TO DO.
State the number of lines with the string "this" in them, and nothing else.

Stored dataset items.
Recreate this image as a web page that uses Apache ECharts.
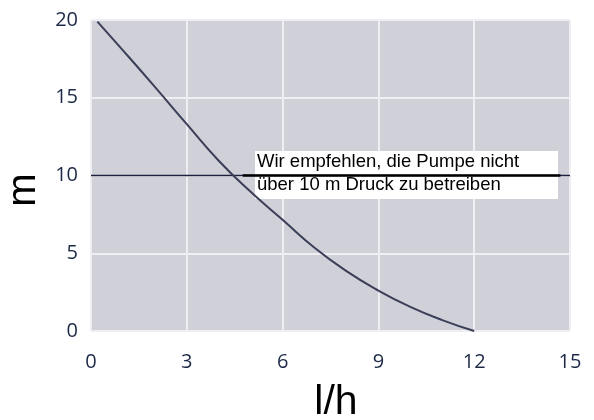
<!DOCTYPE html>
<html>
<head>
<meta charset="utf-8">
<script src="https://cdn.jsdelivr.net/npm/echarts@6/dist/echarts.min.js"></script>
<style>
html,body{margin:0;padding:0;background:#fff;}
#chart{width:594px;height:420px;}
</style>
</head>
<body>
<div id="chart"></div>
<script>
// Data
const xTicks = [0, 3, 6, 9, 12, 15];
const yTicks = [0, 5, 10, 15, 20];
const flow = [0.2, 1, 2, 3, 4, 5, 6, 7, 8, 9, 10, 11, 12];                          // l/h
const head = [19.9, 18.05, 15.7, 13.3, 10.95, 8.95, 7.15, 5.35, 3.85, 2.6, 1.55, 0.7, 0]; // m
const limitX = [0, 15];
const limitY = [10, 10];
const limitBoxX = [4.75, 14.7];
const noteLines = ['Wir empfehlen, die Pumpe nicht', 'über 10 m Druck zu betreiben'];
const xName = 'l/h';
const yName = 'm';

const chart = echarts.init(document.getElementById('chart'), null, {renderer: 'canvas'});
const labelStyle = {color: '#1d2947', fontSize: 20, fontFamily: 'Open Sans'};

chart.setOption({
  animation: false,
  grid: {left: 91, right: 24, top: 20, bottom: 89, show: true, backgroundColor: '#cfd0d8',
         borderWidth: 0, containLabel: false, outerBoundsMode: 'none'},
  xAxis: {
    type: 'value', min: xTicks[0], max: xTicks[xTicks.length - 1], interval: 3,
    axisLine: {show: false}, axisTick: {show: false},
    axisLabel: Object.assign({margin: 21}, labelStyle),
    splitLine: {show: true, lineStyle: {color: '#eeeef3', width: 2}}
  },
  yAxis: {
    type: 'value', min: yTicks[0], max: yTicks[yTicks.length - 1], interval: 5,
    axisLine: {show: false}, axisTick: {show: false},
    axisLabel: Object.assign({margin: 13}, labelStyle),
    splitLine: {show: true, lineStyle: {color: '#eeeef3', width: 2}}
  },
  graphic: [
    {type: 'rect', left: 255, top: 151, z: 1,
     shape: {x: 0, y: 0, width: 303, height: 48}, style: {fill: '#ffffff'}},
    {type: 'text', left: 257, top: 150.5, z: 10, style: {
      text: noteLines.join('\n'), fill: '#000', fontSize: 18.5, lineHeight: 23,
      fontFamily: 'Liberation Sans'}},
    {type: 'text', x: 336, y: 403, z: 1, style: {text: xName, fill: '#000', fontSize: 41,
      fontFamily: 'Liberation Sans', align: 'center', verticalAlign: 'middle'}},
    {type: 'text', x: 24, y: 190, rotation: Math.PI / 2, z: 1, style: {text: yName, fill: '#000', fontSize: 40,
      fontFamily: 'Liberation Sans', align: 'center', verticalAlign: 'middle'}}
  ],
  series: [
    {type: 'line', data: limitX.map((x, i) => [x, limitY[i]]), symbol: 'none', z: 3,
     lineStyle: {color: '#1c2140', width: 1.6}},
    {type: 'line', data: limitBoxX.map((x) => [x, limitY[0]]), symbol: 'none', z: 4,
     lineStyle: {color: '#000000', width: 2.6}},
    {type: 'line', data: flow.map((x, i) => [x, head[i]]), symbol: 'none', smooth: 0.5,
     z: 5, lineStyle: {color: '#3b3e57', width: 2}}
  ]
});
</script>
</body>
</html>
==
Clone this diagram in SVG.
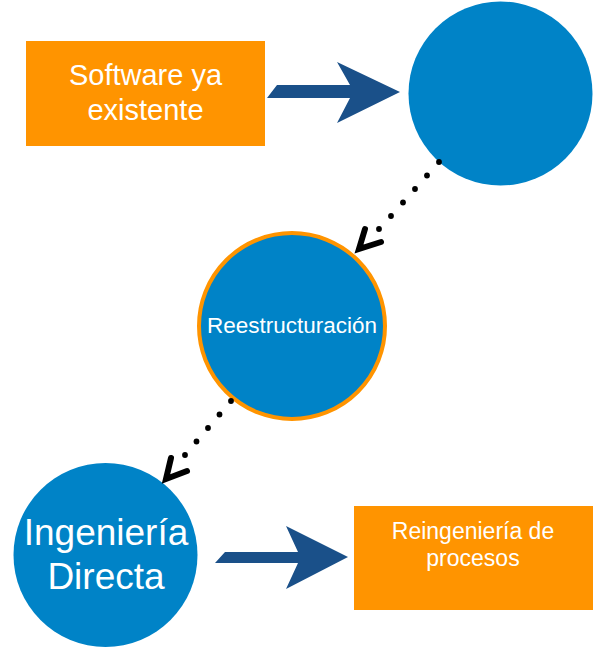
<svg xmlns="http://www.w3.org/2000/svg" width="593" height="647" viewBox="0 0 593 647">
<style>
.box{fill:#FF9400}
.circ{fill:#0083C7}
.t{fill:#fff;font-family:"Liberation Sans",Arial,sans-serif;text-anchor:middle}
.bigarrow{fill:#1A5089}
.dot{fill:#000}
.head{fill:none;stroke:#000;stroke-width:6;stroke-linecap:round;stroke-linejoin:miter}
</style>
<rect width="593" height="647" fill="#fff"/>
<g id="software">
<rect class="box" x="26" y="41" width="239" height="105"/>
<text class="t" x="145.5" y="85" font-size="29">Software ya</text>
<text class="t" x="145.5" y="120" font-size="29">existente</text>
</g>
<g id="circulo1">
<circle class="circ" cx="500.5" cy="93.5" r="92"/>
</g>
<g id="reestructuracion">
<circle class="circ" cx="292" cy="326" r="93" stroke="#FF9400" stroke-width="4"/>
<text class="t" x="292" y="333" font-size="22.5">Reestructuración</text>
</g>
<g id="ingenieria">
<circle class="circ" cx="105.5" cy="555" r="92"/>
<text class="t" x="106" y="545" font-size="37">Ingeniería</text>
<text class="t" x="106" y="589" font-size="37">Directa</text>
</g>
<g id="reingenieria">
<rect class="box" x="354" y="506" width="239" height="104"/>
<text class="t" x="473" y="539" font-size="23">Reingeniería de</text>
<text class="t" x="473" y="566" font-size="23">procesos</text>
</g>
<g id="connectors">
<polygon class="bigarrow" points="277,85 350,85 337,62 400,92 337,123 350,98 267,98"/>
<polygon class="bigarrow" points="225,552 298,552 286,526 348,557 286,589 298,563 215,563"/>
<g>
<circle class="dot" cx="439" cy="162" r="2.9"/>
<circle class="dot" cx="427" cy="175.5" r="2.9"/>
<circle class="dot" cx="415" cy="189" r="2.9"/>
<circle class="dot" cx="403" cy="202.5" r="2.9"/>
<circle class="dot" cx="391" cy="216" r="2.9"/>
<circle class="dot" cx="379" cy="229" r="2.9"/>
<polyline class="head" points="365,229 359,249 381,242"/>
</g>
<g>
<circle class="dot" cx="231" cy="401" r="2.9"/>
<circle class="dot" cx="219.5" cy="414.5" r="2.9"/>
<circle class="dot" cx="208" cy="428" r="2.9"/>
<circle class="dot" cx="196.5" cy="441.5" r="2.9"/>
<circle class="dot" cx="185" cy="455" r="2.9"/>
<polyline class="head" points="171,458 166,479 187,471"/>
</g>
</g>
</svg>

EXERCISE OUTPUT.
2